Retype the material word for word.

- [Collected material]:
## start
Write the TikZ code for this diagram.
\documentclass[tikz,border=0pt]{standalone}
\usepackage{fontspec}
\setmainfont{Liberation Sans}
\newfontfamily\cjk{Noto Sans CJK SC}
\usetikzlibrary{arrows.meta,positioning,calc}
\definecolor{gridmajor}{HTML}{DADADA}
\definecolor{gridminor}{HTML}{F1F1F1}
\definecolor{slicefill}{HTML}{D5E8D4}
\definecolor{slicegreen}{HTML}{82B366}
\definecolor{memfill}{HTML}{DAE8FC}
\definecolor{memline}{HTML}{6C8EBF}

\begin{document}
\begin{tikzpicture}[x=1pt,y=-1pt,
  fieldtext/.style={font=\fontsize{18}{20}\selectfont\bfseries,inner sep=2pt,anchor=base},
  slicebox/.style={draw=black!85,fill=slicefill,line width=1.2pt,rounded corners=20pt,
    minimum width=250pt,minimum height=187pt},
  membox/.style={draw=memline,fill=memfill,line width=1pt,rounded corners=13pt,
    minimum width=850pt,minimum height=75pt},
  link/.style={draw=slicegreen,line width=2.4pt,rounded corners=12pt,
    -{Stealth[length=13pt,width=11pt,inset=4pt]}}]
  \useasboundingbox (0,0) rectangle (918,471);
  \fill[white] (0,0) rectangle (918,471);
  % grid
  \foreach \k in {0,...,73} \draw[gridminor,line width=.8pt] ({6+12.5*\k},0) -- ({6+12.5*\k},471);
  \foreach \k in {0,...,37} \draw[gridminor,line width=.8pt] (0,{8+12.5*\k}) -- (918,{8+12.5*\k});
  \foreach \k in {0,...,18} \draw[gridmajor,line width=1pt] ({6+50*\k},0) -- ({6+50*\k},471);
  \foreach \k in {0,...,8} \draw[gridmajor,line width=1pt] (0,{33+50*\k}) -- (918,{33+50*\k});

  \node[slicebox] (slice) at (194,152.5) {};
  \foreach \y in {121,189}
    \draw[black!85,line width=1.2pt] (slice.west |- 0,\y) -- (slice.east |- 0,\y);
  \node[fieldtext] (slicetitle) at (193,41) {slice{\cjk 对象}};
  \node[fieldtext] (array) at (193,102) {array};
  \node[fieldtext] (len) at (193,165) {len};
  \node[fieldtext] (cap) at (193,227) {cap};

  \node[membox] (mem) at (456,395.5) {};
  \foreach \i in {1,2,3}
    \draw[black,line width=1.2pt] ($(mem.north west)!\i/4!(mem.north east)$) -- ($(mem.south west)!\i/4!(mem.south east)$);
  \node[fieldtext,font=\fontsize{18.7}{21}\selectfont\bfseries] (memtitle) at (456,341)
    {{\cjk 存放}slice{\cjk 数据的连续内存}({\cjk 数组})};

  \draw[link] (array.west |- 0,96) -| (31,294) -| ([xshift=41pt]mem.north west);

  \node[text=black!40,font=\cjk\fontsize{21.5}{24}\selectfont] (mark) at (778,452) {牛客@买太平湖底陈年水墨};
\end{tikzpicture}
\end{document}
## end
- [Reply to the task]:
Write the TikZ code for this diagram.
\documentclass[tikz,border=0pt]{standalone}
\usepackage{fontspec}
\setmainfont{Liberation Sans}
\newfontfamily\cjk{Noto Sans CJK SC}
\usetikzlibrary{arrows.meta,positioning,calc}
\definecolor{gridmajor}{HTML}{DADADA}
\definecolor{gridminor}{HTML}{F1F1F1}
\definecolor{slicefill}{HTML}{D5E8D4}
\definecolor{slicegreen}{HTML}{82B366}
\definecolor{memfill}{HTML}{DAE8FC}
\definecolor{memline}{HTML}{6C8EBF}

\begin{document}
\begin{tikzpicture}[x=1pt,y=-1pt,
  fieldtext/.style={font=\fontsize{18}{20}\selectfont\bfseries,inner sep=2pt,anchor=base},
  slicebox/.style={draw=black!85,fill=slicefill,line width=1.2pt,rounded corners=20pt,
    minimum width=250pt,minimum height=187pt},
  membox/.style={draw=memline,fill=memfill,line width=1pt,rounded corners=13pt,
    minimum width=850pt,minimum height=75pt},
  link/.style={draw=slicegreen,line width=2.4pt,rounded corners=12pt,
    -{Stealth[length=13pt,width=11pt,inset=4pt]}}]
  \useasboundingbox (0,0) rectangle (918,471);
  \fill[white] (0,0) rectangle (918,471);
  % grid
  \foreach \k in {0,...,73} \draw[gridminor,line width=.8pt] ({6+12.5*\k},0) -- ({6+12.5*\k},471);
  \foreach \k in {0,...,37} \draw[gridminor,line width=.8pt] (0,{8+12.5*\k}) -- (918,{8+12.5*\k});
  \foreach \k in {0,...,18} \draw[gridmajor,line width=1pt] ({6+50*\k},0) -- ({6+50*\k},471);
  \foreach \k in {0,...,8} \draw[gridmajor,line width=1pt] (0,{33+50*\k}) -- (918,{33+50*\k});

  \node[slicebox] (slice) at (194,152.5) {};
  \foreach \y in {121,189}
    \draw[black!85,line width=1.2pt] (slice.west |- 0,\y) -- (slice.east |- 0,\y);
  \node[fieldtext] (slicetitle) at (193,41) {slice{\cjk 对象}};
  \node[fieldtext] (array) at (193,102) {array};
  \node[fieldtext] (len) at (193,165) {len};
  \node[fieldtext] (cap) at (193,227) {cap};

  \node[membox] (mem) at (456,395.5) {};
  \foreach \i in {1,2,3}
    \draw[black,line width=1.2pt] ($(mem.north west)!\i/4!(mem.north east)$) -- ($(mem.south west)!\i/4!(mem.south east)$);
  \node[fieldtext,font=\fontsize{18.7}{21}\selectfont\bfseries] (memtitle) at (456,341)
    {{\cjk 存放}slice{\cjk 数据的连续内存}({\cjk 数组})};

  \draw[link] (array.west |- 0,96) -| (31,294) -| ([xshift=41pt]mem.north west);

  \node[text=black!40,font=\cjk\fontsize{21.5}{24}\selectfont] (mark) at (778,452) {牛客@买太平湖底陈年水墨};
\end{tikzpicture}
\end{document}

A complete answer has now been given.